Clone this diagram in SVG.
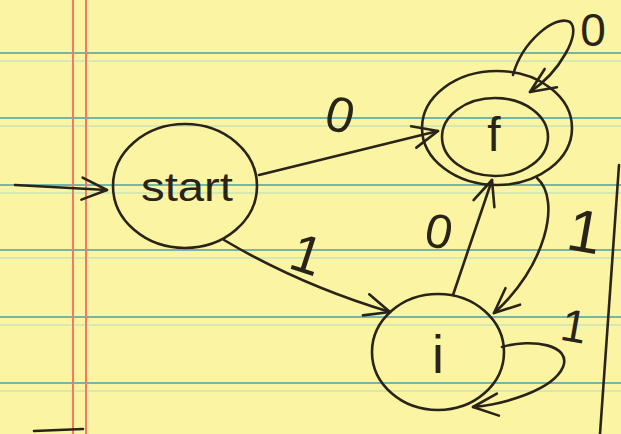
<svg xmlns="http://www.w3.org/2000/svg" width="621" height="434" viewBox="0 0 621 434">
<style>
.rule{stroke:#74b6a8;stroke-width:2}
.rule2{stroke:#c9e3b4;stroke-width:1.5}
.margin{stroke:#f27a62;stroke-width:2}
.pen{fill:none;stroke:#2a2418;stroke-width:2.6;stroke-linecap:round;stroke-linejoin:round}
.lbl{font-family:"Liberation Sans","DejaVu Sans",sans-serif;fill:#2a2418;text-anchor:middle}
</style>
<defs>
<marker id="arr" viewBox="-28 -16 32 32" markerWidth="32" markerHeight="32" refX="0" refY="0" orient="auto" markerUnits="userSpaceOnUse">
<path d="M-25,-11 L0,0 L-25,11" fill="none" stroke="#2a2418" stroke-width="2.6" stroke-linecap="round" stroke-linejoin="round"/>
</marker>
</defs>
<rect width="621" height="434" fill="#fbf5a3"/>
<g id="paper">
<line class="rule2" x1="0" y1="61" x2="621" y2="61"/>
<line class="rule2" x1="0" y1="126" x2="621" y2="126"/>
<line class="rule2" x1="0" y1="193" x2="621" y2="193"/>
<line class="rule2" x1="0" y1="258" x2="621" y2="258"/>
<line class="rule2" x1="0" y1="325" x2="621" y2="325"/>
<line class="rule2" x1="0" y1="391" x2="621" y2="391"/>
<line class="rule" x1="0" y1="53" x2="621" y2="53"/>
<line class="rule" x1="0" y1="118" x2="621" y2="118"/>
<line class="rule" x1="0" y1="185" x2="621" y2="185"/>
<line class="rule" x1="0" y1="250" x2="621" y2="250"/>
<line class="rule" x1="0" y1="317" x2="621" y2="317"/>
<line class="rule" x1="0" y1="383" x2="621" y2="383"/>
<line class="margin" x1="73" y1="0" x2="73" y2="434"/>
<line class="margin" x1="86" y1="0" x2="86" y2="434"/>
<path class="pen" d="M619,165 L600,434"/>
<path class="pen" d="M34,431 L83,429"/>
</g>
<g id="connectors">
<path class="pen" d="M15,185 L107,190" marker-end="url(#arr)"/>
<path class="pen" d="M259,175 L438,131" marker-end="url(#arr)"/>
<path class="pen" d="M224,240 Q300,285 390,312" marker-end="url(#arr)"/>
<path class="pen" d="M453,295 L492,180" marker-end="url(#arr)"/>
<path class="pen" d="M537,178 C562,200 545,268 494,313" marker-end="url(#arr)"/>
<path class="pen" d="M513,75 C522,42 555,14 570,22 C582,32 560,72 530,92" marker-end="url(#arr)"/>
<path class="pen" d="M502,347 C532,338 572,345 563,367 C553,390 505,404 473,407" marker-end="url(#arr)"/>
<text class="lbl" x="340" y="132" font-size="50" transform="rotate(15 340 115)">0</text>
<text class="lbl" x="307" y="273" font-size="54" transform="rotate(18 307 254)">1</text>
<text class="lbl" x="439" y="248" font-size="48" transform="rotate(12 439 231)">0</text>
<text class="lbl" x="585" y="252" font-size="60" transform="rotate(10 585 230)">1</text>
<text class="lbl" x="574" y="342" font-size="46" transform="rotate(10 574 327)">1</text>
<text class="lbl" x="593" y="46" font-size="46">0</text>
</g>
<g id="node-start">
<ellipse class="pen" cx="185" cy="186" rx="72" ry="62"/>
<text class="lbl" x="187" y="201" font-size="40" textLength="92" lengthAdjust="spacingAndGlyphs">start</text>
</g>
<g id="node-f">
<ellipse class="pen" cx="497" cy="128" rx="75" ry="57"/>
<ellipse class="pen" cx="495" cy="137" rx="53" ry="39"/>
<text class="lbl" x="494" y="151" font-size="48">f</text>
</g>
<g id="node-i">
<ellipse class="pen" cx="438" cy="352" rx="66" ry="58"/>
<text class="lbl" x="438" y="373" font-size="54">i</text>
</g>
</svg>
● ● ●
### Exercise
Quote everything in the listing above exactly; pictures are the only thing to omit.

### Exercise solution
Clone this diagram in SVG.
<svg xmlns="http://www.w3.org/2000/svg" width="621" height="434" viewBox="0 0 621 434">
<style>
.rule{stroke:#74b6a8;stroke-width:2}
.rule2{stroke:#c9e3b4;stroke-width:1.5}
.margin{stroke:#f27a62;stroke-width:2}
.pen{fill:none;stroke:#2a2418;stroke-width:2.6;stroke-linecap:round;stroke-linejoin:round}
.lbl{font-family:"Liberation Sans","DejaVu Sans",sans-serif;fill:#2a2418;text-anchor:middle}
</style>
<defs>
<marker id="arr" viewBox="-28 -16 32 32" markerWidth="32" markerHeight="32" refX="0" refY="0" orient="auto" markerUnits="userSpaceOnUse">
<path d="M-25,-11 L0,0 L-25,11" fill="none" stroke="#2a2418" stroke-width="2.6" stroke-linecap="round" stroke-linejoin="round"/>
</marker>
</defs>
<rect width="621" height="434" fill="#fbf5a3"/>
<g id="paper">
<line class="rule2" x1="0" y1="61" x2="621" y2="61"/>
<line class="rule2" x1="0" y1="126" x2="621" y2="126"/>
<line class="rule2" x1="0" y1="193" x2="621" y2="193"/>
<line class="rule2" x1="0" y1="258" x2="621" y2="258"/>
<line class="rule2" x1="0" y1="325" x2="621" y2="325"/>
<line class="rule2" x1="0" y1="391" x2="621" y2="391"/>
<line class="rule" x1="0" y1="53" x2="621" y2="53"/>
<line class="rule" x1="0" y1="118" x2="621" y2="118"/>
<line class="rule" x1="0" y1="185" x2="621" y2="185"/>
<line class="rule" x1="0" y1="250" x2="621" y2="250"/>
<line class="rule" x1="0" y1="317" x2="621" y2="317"/>
<line class="rule" x1="0" y1="383" x2="621" y2="383"/>
<line class="margin" x1="73" y1="0" x2="73" y2="434"/>
<line class="margin" x1="86" y1="0" x2="86" y2="434"/>
<path class="pen" d="M619,165 L600,434"/>
<path class="pen" d="M34,431 L83,429"/>
</g>
<g id="connectors">
<path class="pen" d="M15,185 L107,190" marker-end="url(#arr)"/>
<path class="pen" d="M259,175 L438,131" marker-end="url(#arr)"/>
<path class="pen" d="M224,240 Q300,285 390,312" marker-end="url(#arr)"/>
<path class="pen" d="M453,295 L492,180" marker-end="url(#arr)"/>
<path class="pen" d="M537,178 C562,200 545,268 494,313" marker-end="url(#arr)"/>
<path class="pen" d="M513,75 C522,42 555,14 570,22 C582,32 560,72 530,92" marker-end="url(#arr)"/>
<path class="pen" d="M502,347 C532,338 572,345 563,367 C553,390 505,404 473,407" marker-end="url(#arr)"/>
<text class="lbl" x="340" y="132" font-size="50" transform="rotate(15 340 115)">0</text>
<text class="lbl" x="307" y="273" font-size="54" transform="rotate(18 307 254)">1</text>
<text class="lbl" x="439" y="248" font-size="48" transform="rotate(12 439 231)">0</text>
<text class="lbl" x="585" y="252" font-size="60" transform="rotate(10 585 230)">1</text>
<text class="lbl" x="574" y="342" font-size="46" transform="rotate(10 574 327)">1</text>
<text class="lbl" x="593" y="46" font-size="46">0</text>
</g>
<g id="node-start">
<ellipse class="pen" cx="185" cy="186" rx="72" ry="62"/>
<text class="lbl" x="187" y="201" font-size="40" textLength="92" lengthAdjust="spacingAndGlyphs">start</text>
</g>
<g id="node-f">
<ellipse class="pen" cx="497" cy="128" rx="75" ry="57"/>
<ellipse class="pen" cx="495" cy="137" rx="53" ry="39"/>
<text class="lbl" x="494" y="151" font-size="48">f</text>
</g>
<g id="node-i">
<ellipse class="pen" cx="438" cy="352" rx="66" ry="58"/>
<text class="lbl" x="438" y="373" font-size="54">i</text>
</g>
</svg>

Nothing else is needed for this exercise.